This article was originally published in Amadeus issue 04.
The amalgamation of technical and conceptual is a style all its own, and a great brilliance of visual artist Robert Pokorny. Balanced in texture, colors and shape, his work transcends that of one dimensional art with the presence of the subconscious, weaving dissolution with life and great certainty with chance.
How would you describe your practice, and the use of color, shape and line?
My practice is an on going process. In other words, it never leaves me. I am always thinking about art and constantly creating. Thoughts seep in and become ingrained in my memory. As for the formal elements, I overtly use color, shape and line to create. Looking at my surroundings I subconsciously and consciously break up environments into formal elements, sometimes to the chagrin of others around me.
Can you run us through your process?
In the beginning stages I’m constantly thinking, sketching and exploring ideas with a lot of ambiguous ground being covered.
How much work is pre-planned and how much room do you leave for spontaneity?
While painting, I look to reach a certain level of disappearing and let the actions and paint dictate what may unfold. There has got to be some level of spontaneity in the work or I would lose interest.
Your work deals with multiple types of brush strokes – heavy, thick, faint, short, curved – all in one piece. What is the conceptual content of this stylistic effect?
My marks are put down on an intuitive level. As I create each mark, intuition and trust is key. The push and pull of my mark making is a reaction to the piece, and this can ride a precarious line of failure or success.
Tell us about the ‘Derivations’ and ‘Formations’ series. Do you see them as complementary in composition and conceptually, or inversions of one another?
The two series are intertwined to one another.
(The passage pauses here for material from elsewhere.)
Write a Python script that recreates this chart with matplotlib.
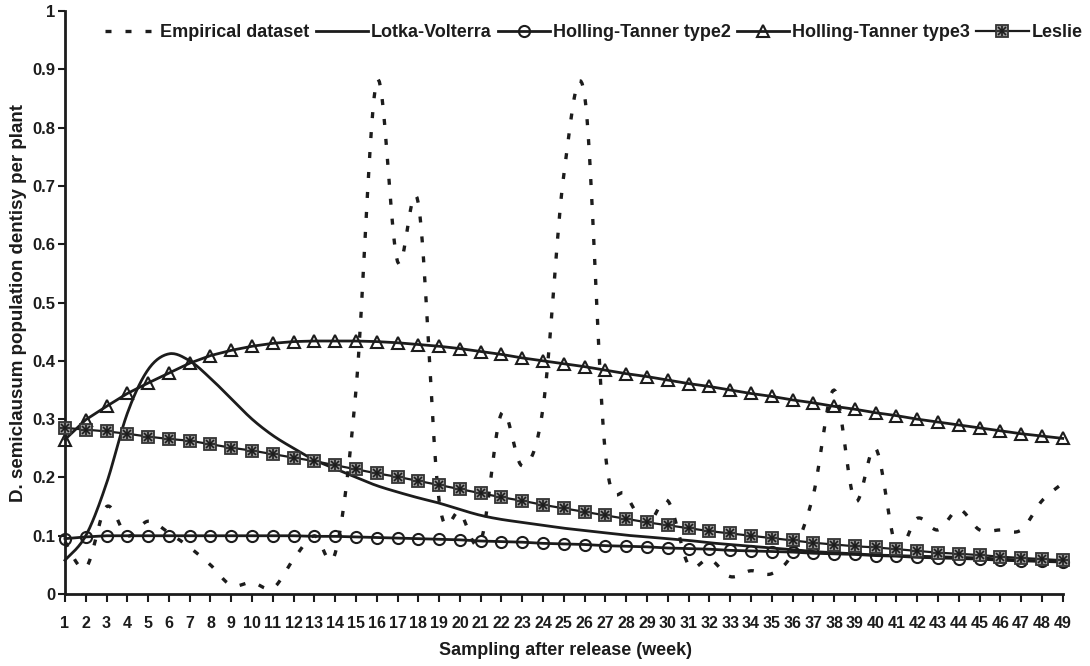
import numpy as np
import matplotlib
matplotlib.use('Agg')
import matplotlib.pyplot as plt
from matplotlib.legend_handler import HandlerTuple

plt.rcParams['font.family'] = ['Liberation Sans', 'DejaVu Sans']
plt.rcParams['font.weight'] = 'bold'

weeks = list(range(1, 50))

empirical = [0.09, 0.045, 0.15, 0.10, 0.125, 0.105, 0.08, 0.05, 0.015, 0.02,
             0.01, 0.06, 0.10, 0.07, 0.35, 0.88, 0.57, 0.67, 0.16, 0.14,
             0.09, 0.31, 0.22, 0.32, 0.72, 0.855, 0.24, 0.17, 0.12, 0.16,
             0.05, 0.06, 0.03, 0.04, 0.035, 0.07, 0.17, 0.35, 0.16, 0.25,
             0.08, 0.13, 0.11, 0.145, 0.11, 0.11, 0.11, 0.16, 0.19]

lotka = [0.058, 0.10, 0.19, 0.31, 0.385, 0.412, 0.40, 0.37, 0.335, 0.30,
         0.272, 0.25, 0.23, 0.215, 0.20, 0.186, 0.175, 0.165, 0.156, 0.145,
         0.135, 0.128, 0.123, 0.118, 0.113, 0.109, 0.105, 0.101, 0.098, 0.095,
         0.092, 0.088, 0.085, 0.082, 0.079, 0.076, 0.073, 0.071, 0.069, 0.067,
         0.066, 0.065, 0.064, 0.063, 0.062, 0.060, 0.058, 0.057, 0.055]

ht2 = [0.095, 0.098, 0.100, 0.100, 0.100, 0.100, 0.100, 0.100, 0.100, 0.100,
       0.100, 0.100, 0.099, 0.099, 0.098, 0.097, 0.096, 0.095, 0.094, 0.093,
       0.091, 0.090, 0.089, 0.087, 0.086, 0.085, 0.083, 0.082, 0.081, 0.079,
       0.078, 0.077, 0.075, 0.074, 0.073, 0.072, 0.070, 0.069, 0.068, 0.066,
       0.065, 0.063, 0.062, 0.061, 0.060, 0.058, 0.057, 0.056, 0.055]

ht3 = [0.265, 0.299, 0.322, 0.344, 0.362, 0.379, 0.396, 0.409, 0.418, 0.425,
       0.430, 0.433, 0.434, 0.434, 0.434, 0.433, 0.431, 0.428, 0.425, 0.421,
       0.416, 0.411, 0.405, 0.400, 0.395, 0.390, 0.384, 0.378, 0.373, 0.367,
       0.361, 0.356, 0.350, 0.344, 0.339, 0.333, 0.328, 0.322, 0.317, 0.311,
       0.306, 0.300, 0.295, 0.290, 0.285, 0.280, 0.275, 0.271, 0.267]

leslie = [0.285, 0.282, 0.279, 0.275, 0.270, 0.266, 0.263, 0.257, 0.251, 0.246,
          0.240, 0.234, 0.228, 0.221, 0.214, 0.207, 0.201, 0.194, 0.187, 0.180,
          0.173, 0.166, 0.160, 0.153, 0.147, 0.141, 0.135, 0.129, 0.123, 0.118,
          0.113, 0.108, 0.104, 0.100, 0.096, 0.092, 0.088, 0.085, 0.082, 0.080,
          0.077, 0.074, 0.071, 0.069, 0.067, 0.064, 0.062, 0.060, 0.058]

y_ticks = [0, 0.1, 0.2, 0.3, 0.4, 0.5, 0.6, 0.7, 0.8, 0.9, 1]
y_ticklabels = ['0', '0.1', '0.2', '0.3', '0.4', '0.5', '0.6', '0.7', '0.8', '0.9', '1']


# smoothed line like the spreadsheet one (bezier through the points)
def smooth(x, y, n=16):
    x = np.asarray(x, float)
    y = np.asarray(y, float)
    px = np.concatenate([[x[0]], x, [x[-1]]])
    py = np.concatenate([[y[0]], y, [y[-1]]])
    t = np.linspace(0, 1, n, endpoint=False)
    xs, ys = [], []
    for i in range(len(x) - 1):
        x0, x1, x2, x3 = px[i:i + 4]
        y0, y1, y2, y3 = py[i:i + 4]
        cx1, cy1 = x1 + (x2 - x0) / 6, y1 + (y2 - y0) / 6
        cx2, cy2 = x2 - (x3 - x1) / 6, y2 - (y3 - y1) / 6
        b0, b1, b2, b3 = (1 - t) ** 3, 3 * (1 - t) ** 2 * t, 3 * (1 - t) * t ** 2, t ** 3
        xs.append(b0 * x1 + b1 * cx1 + b2 * cx2 + b3 * x2)
        ys.append(b0 * y1 + b1 * cy1 + b2 * cy2 + b3 * y2)
    xs.append([x[-1]])
    ys.append([y[-1]])
    return np.concatenate(xs), np.concatenate(ys)


ink = '#1c1c1c'
fig = plt.figure(figsize=(10.9, 6.66), dpi=100)
ax = fig.add_axes([0.0596, 0.108, 0.9154, 0.8755])

ex, ey = smooth(weeks, empirical)
h_emp, = ax.plot(ex, ey, color=ink, lw=2.4, linestyle=(0, (1.8, 4.2)), clip_on=False, zorder=2)

lx, ly = smooth(weeks, lotka)
h_lv, = ax.plot(lx, ly, color=ink, lw=2.0, clip_on=False, zorder=3)

h_ht2, = ax.plot(weeks, ht2, color=ink, lw=2.0, marker='o', ms=8, mfc='none',
                 mec=ink, mew=1.5, clip_on=False, zorder=4)
h_ht3, = ax.plot(weeks, ht3, color=ink, lw=2.0, marker='^', ms=9, mfc='none',
                 mec=ink, mew=1.5, clip_on=False, zorder=4)

h_les, = ax.plot(weeks, leslie, color=ink, lw=1.6, marker='s', ms=9, mfc='#9a9a9a',
                 mec='#333333', mew=1.3, clip_on=False, zorder=5)
h_lx, = ax.plot(weeks, leslie, ls='none', marker='x', ms=6, mec=ink, mew=1.2,
                clip_on=False, zorder=6)
h_lp, = ax.plot(weeks, leslie, ls='none', marker='+', ms=7, mec=ink, mew=1.2,
                clip_on=False, zorder=6)

ax.set_xlim(1, 49)
ax.set_ylim(0, 1)
ax.set_xticks(weeks)
ax.set_xticklabels([str(w) for w in weeks], fontsize=11.5, fontweight='bold')
ax.set_yticks(y_ticks)
ax.set_yticklabels(y_ticklabels, fontsize=12, fontweight='bold')
ax.tick_params(axis='x', direction='out', length=6, width=1.5, pad=10, colors=ink)
ax.tick_params(axis='y', direction='out', length=5, width=1.5, pad=2, colors=ink)

for s in ['top', 'right']:
    ax.spines[s].set_visible(False)
for s in ['left', 'bottom']:
    ax.spines[s].set_linewidth(2)
    ax.spines[s].set_color(ink)

ax.set_xlabel('Sampling after release (week)', fontsize=13, fontweight='bold', color=ink)
ax.xaxis.set_label_coords(0.502, -0.083)
ax.set_ylabel('D. semiclausum population dentisy per plant', fontsize=13.5,
              fontweight='bold', color=ink)
ax.yaxis.set_label_coords(-0.038, 0.5)

fig.legend([h_emp, h_lv, h_ht2, h_ht3, (h_les, h_lx, h_lp)],
           ['Empirical dataset', 'Lotka-Volterra', 'Holling-Tanner type2',
            'Holling-Tanner type3', 'Leslie'],
           handler_map={tuple: HandlerTuple(ndivide=1)},
           loc='center left', bbox_to_anchor=(0.088, 0.951), ncol=5, frameon=False,
           borderpad=0, handlelength=2.9, handletextpad=0.15, columnspacing=0.35,
           numpoints=1, prop={'size': 13, 'weight': 'bold'}, labelcolor=ink)

fig.savefig('out.png', dpi=100, facecolor='white')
They both carry a similar skeletal system but satisfy different sensibilities. Both series start on an intuitive level but depending on how much they form they act on different spectrums. ‘Derivations’ satisfies more of a cerebral quality while ‘Formations’ taps into an emotional side.
Your ‘Formations’ series includes paintings that closely resemble the setup of a portrait, but include abstracted, mangled, cubist formations in place of your subjects’ faces. Can you talk a little about the distortion of faces in your work and how that connects and is representative of your overarching commentary on the vapidness of our present culture?
Instead of saying vapidness of our present culture, I feel it is rather a subtle injection of this “surface” quality. The portrait pieces in ‘Formations’ are more of a psychological search for meaning and present a personal honed version of reality. What you see is a hybridization of figurative and abstraction. Finding the balance between the two satisfies me. There is this unconscious internal dialogue going on and it’s coalescing together into these portraits. I look to artists such as Picasso, Guston, Matisse, Bacon, Dekooning, Park and Hammersley for my inspiration and challenge. I look to continue my dialogue with these artists and inform my technique within the contemporary setting.
You have a Masters in Art from CSULB. What role does your academic background play into your art?
Having a Masters in Fine Art taught me how to break the rules.
When was the last time you showed your work? Do you have plans for a show anytime soon?
I showed in 2014 when I started working with Aureus Contemporary Gallery, exhibiting in Washington D.C. and Miami. For 2015 my paintings will be on view in New York City and introduced to the European market in Brussels and Basel.
You’ve been creating and devoted to your art for over twenty years. What were some of the largest shifts in style and aesthetic over the years? And how did you come to start creating in your current style?
Art is a lifetime pursuit. I feel the growing process should never end, and the ability to increase ones visual vocabulary in new and different ways is part of the unexpected and mysterious journey.
Looking back at my art I see a logical stylistic shift, some things stayed and other parts fell off. My current work is the culmination of constantly creating; never ending exploring and organically letting it evolve into its current state.
What is your workspace like? Give us a verbal tour.
Pretty simple. Desk, easel, chair, paper, paint, brushes, books, piles of sketchbooks, light, dog, cat, music, wife, sometimes wine, a little nudity and lots of open space. It’s all about the space.